Perhaps the GNU uber-geeks could handle the translation efforts to make a tool for the average application programmer, but until then the brave soul who tackles these efforts should be prepared to learn a lot of the edges of computer science, hardware, and system design. It's not a horrible job, just long. And the problem should be worthy of the efforts needed.
This is progress?
New polyphonic software instruments rely on CPU cycles. More cycles sound not only better but much different. Musicians are at a tipping point at this moment in time. Old fashioned instruments which are standards on stage and tour are becoming brittle and expensive. Collectors are snapping up the old instruments at prices north of $5K USD reducing the availability of instruments for playing professionals. The Hammond B3's are going as high as $16K. Selmer Mk6 saxes $6K.
Software instruments are a necessity going forward. Its imperative to find a scalable system that is state-less and transparent to the performance.

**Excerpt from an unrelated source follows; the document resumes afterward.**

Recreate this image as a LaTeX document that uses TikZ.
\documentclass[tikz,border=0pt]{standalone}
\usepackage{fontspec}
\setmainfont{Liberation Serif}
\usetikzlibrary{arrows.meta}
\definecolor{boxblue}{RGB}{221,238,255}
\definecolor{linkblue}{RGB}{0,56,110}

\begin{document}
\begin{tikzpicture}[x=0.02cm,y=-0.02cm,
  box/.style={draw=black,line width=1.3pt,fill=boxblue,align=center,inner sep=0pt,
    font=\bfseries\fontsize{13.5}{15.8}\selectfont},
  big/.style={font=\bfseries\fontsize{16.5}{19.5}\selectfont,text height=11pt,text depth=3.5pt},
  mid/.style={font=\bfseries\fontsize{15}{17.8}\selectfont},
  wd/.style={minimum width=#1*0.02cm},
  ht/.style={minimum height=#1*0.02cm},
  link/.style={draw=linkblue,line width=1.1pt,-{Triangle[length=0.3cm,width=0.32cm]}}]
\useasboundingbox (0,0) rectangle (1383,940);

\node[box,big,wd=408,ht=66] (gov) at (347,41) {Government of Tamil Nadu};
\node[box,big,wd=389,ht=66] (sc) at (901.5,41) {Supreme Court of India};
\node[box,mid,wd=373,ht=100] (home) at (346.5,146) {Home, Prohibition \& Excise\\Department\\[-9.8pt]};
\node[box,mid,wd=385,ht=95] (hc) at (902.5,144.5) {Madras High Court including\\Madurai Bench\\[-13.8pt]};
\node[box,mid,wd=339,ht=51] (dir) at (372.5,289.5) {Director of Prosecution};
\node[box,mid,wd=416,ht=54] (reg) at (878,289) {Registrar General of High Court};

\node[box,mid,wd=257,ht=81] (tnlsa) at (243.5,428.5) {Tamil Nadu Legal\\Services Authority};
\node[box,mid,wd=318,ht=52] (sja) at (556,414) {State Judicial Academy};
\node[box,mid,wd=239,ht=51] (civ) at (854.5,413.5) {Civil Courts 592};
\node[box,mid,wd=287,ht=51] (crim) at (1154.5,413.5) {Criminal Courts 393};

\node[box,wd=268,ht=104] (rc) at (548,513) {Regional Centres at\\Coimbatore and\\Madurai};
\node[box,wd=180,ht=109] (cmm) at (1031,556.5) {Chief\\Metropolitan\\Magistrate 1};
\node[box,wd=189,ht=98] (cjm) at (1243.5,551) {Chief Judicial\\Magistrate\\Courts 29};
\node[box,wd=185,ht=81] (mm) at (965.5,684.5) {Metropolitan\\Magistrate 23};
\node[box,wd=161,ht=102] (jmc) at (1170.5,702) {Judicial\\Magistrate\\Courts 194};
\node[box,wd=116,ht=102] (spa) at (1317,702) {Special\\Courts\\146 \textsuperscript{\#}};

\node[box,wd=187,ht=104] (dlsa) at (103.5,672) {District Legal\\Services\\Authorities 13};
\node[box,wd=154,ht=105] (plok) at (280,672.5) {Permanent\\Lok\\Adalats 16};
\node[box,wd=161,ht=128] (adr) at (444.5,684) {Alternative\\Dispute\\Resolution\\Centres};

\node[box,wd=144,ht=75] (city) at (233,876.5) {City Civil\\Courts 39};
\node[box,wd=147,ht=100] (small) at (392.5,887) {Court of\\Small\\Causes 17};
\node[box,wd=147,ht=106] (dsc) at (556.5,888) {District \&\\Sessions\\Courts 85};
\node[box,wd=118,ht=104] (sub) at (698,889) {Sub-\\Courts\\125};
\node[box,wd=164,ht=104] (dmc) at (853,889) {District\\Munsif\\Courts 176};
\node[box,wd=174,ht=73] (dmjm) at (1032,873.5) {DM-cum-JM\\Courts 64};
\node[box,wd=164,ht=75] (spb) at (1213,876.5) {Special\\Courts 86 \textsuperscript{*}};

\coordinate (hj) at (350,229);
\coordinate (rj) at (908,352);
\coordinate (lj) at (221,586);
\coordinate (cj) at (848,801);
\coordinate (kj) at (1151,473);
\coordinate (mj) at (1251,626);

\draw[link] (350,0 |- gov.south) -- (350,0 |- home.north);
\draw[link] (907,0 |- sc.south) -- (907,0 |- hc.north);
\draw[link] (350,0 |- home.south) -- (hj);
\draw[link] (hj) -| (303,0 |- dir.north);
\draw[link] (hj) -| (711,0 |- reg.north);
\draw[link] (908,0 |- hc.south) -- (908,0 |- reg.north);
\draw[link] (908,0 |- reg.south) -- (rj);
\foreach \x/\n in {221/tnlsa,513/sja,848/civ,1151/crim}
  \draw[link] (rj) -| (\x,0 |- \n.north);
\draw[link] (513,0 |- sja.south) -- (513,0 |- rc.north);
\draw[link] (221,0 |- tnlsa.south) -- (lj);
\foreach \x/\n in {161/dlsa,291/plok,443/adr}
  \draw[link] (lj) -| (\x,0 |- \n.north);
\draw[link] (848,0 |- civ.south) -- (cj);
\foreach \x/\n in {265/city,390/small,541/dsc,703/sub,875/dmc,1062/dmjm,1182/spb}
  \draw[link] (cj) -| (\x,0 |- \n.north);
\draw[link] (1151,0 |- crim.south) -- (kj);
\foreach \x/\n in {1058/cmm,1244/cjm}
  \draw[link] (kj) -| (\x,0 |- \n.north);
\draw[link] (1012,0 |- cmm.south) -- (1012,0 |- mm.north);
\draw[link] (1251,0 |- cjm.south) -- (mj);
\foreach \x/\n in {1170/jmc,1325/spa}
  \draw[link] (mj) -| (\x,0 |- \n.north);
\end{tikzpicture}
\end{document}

I think the parent was suggesting that CPU-socket devices could be produced that were marketed as GPUs but could be used to assist other CPU-bound processes. Whether or not said devices are designed as graphics chips or general-purpose logic devices is another question.
WRT your vehicular analogy, there are people who buy cars and want to use them as trucks occasionally, and people who buy trucks but sometimes just use them as cars. It's no big deal.